Divide the dough into 3 and set 2 aside. Divide again into 4 pieces and

pat into rounds, roll out to be about 7″ in diameter. Put on baking

sheets, cover and let rest 20 minutes. Then bake for 25 minutes, prepare

the next set while the first one are in the oven. Cool on a rack.

Serve warm or cold.

The Hunza people of Northern Pakistan are rumored to have inordinately long lives. Many claim to be centenarians. They work physically hard as a rule and eat mostly wheat berries, apricots, almonds and fresh yogurt. I’m not sure I believe all the propaganda, such as, the Hunza people have no degenerative disease, no cancer, no coronary heart disease, etc. But I don’t discount that fiber, fruit, and exercise are good for health. Also, their water is natural alkaline glacial water, with strange properties of surface tension and “active hydrogen” which I never heard of in biochemistry class, and high colloidal mineral content. So.

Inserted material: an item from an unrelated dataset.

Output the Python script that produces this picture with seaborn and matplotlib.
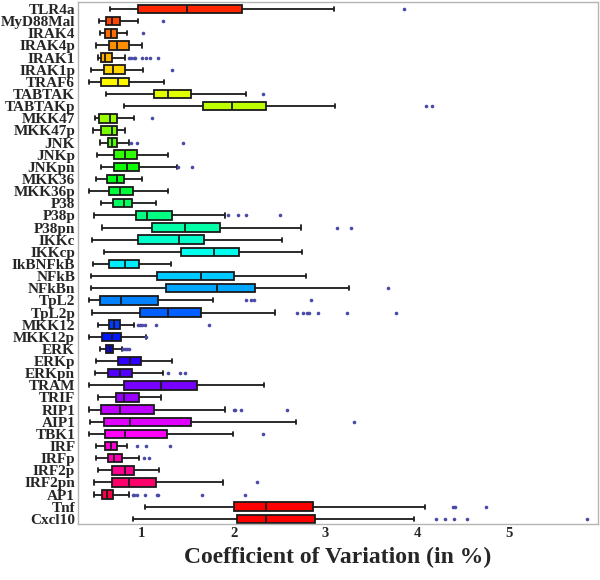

My Hunza bread probably is not as healthy as theirs for lack of this magical-fountain-of-youth water. I would give it 1 to 2 stars. I’m torn. I want to like it, because it’s good for me. But it tastes like a bland, bland veggie burger. It is a patty, not bread. I brought along four “flatbreads” (wheat and apricot patties) to New Orleans, and next to all the king cake and beef poboys, they are the LAST thing I want to put in my mouth. I am very tempted to cut the patties into small squares and dip them in chocolate, thereby cancelling their nutritional value. After all the work they were to put together, including the purchase of a food processor, I might just let them mold and die.